When eighteen-year-old aspiring scientist Elinor Dashwood discovers her beloved father slumped over the desk of his office study, she knows his death means dire straits for the Dashwood women. To make matters worse, an outdated will entails his estate—including Norland & Company, the private investigation firm where her younger sister Marianne worked as her father’s partner and protégé—to their half-brother and his haughty wife, who waste no time in forcing the Dashwoods out of their home and into a cramped apartment on London’s Barton Street.
But before they go, the Dashwood sisters make a startling discovery: a suspicious substance in their father’s teacup—one that can only be described as poison. And poison, as Marianne’s father taught her, always points to murder.
It could be dangerous; it could ruin their reputations; and most importantly, it won’t bring back their father. But if the Dashwood sisters can combine their talents and bring their father’s murderer to justice, it may bring them all some comfort—and it might even lead to love.

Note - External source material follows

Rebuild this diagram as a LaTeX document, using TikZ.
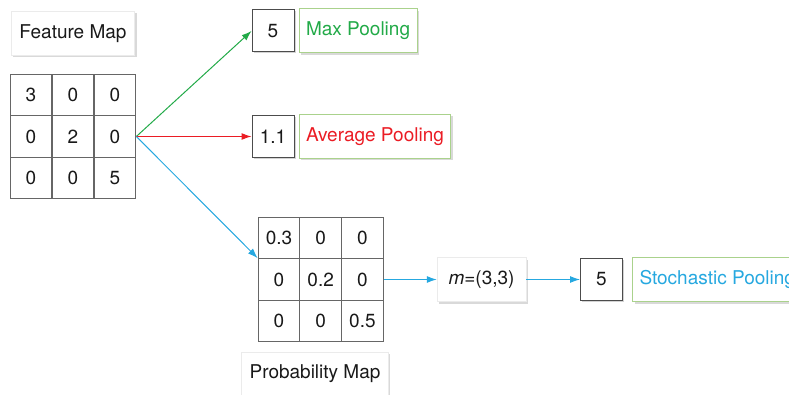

The second book of Tirzah Price’s Jane Austen Murder Mystery series is just as good as the first, if not better! While the book essentially takes place in the same universe as Pride and Premeditation, the events of that book are only mentioned at the end, and therefore this book can be read as a stand-alone. Don’t let the ‘series’ part make you feel as though you have to read the other book first.
Unlike the first book, I made a point to read Sense and Sensibility before reading this so I would be familiar with the original storyline and characters that Price uses for her semi-modernized twist to the classics. It does help to know the original story beforehand, but again, it’s not necessary. It took me some time to stop confusing Marianne and Margaret with each other, as their names are similar, but that was my only issue.
I loved how different the Dashwood sisters were, though the youngest, Margaret, was my favorite in this retelling due to her excitement and passion for writing. Her little outbursts of how what was going on would make a great scene for a story had me laughing because I know that feeling so well. The bond between the sisters was great, even when there was tension between them (Elinor and Marianne), but it was strong enough that even when they were upset with one another, they were there for each other. The best aspect of the story is how each of the sisters’ different interests helped them to figure out the mystery of their father’s murder, as well as another that seems to be related to his.
I can’t really say much about this book without giving anything away, so just know that I loved this one as much as Pride and Premeditation, and it’s one that I would highly recommend. I love how authors are taking classics and making them their own by either modernizing them or adding a twist to it to make it more appealing for readers today. And I have to say, Price’s twist of murder mystery and women empowerment is a fantastic twist to Jane Austen’s work.
If you haven’t read Pride and Premeditation or Sense and Second-Degree Murder, I say you should give them a shot! There is also a third book to this collection coming out this summer, Manslaughter Park, and I plan to pre-order my copy soon!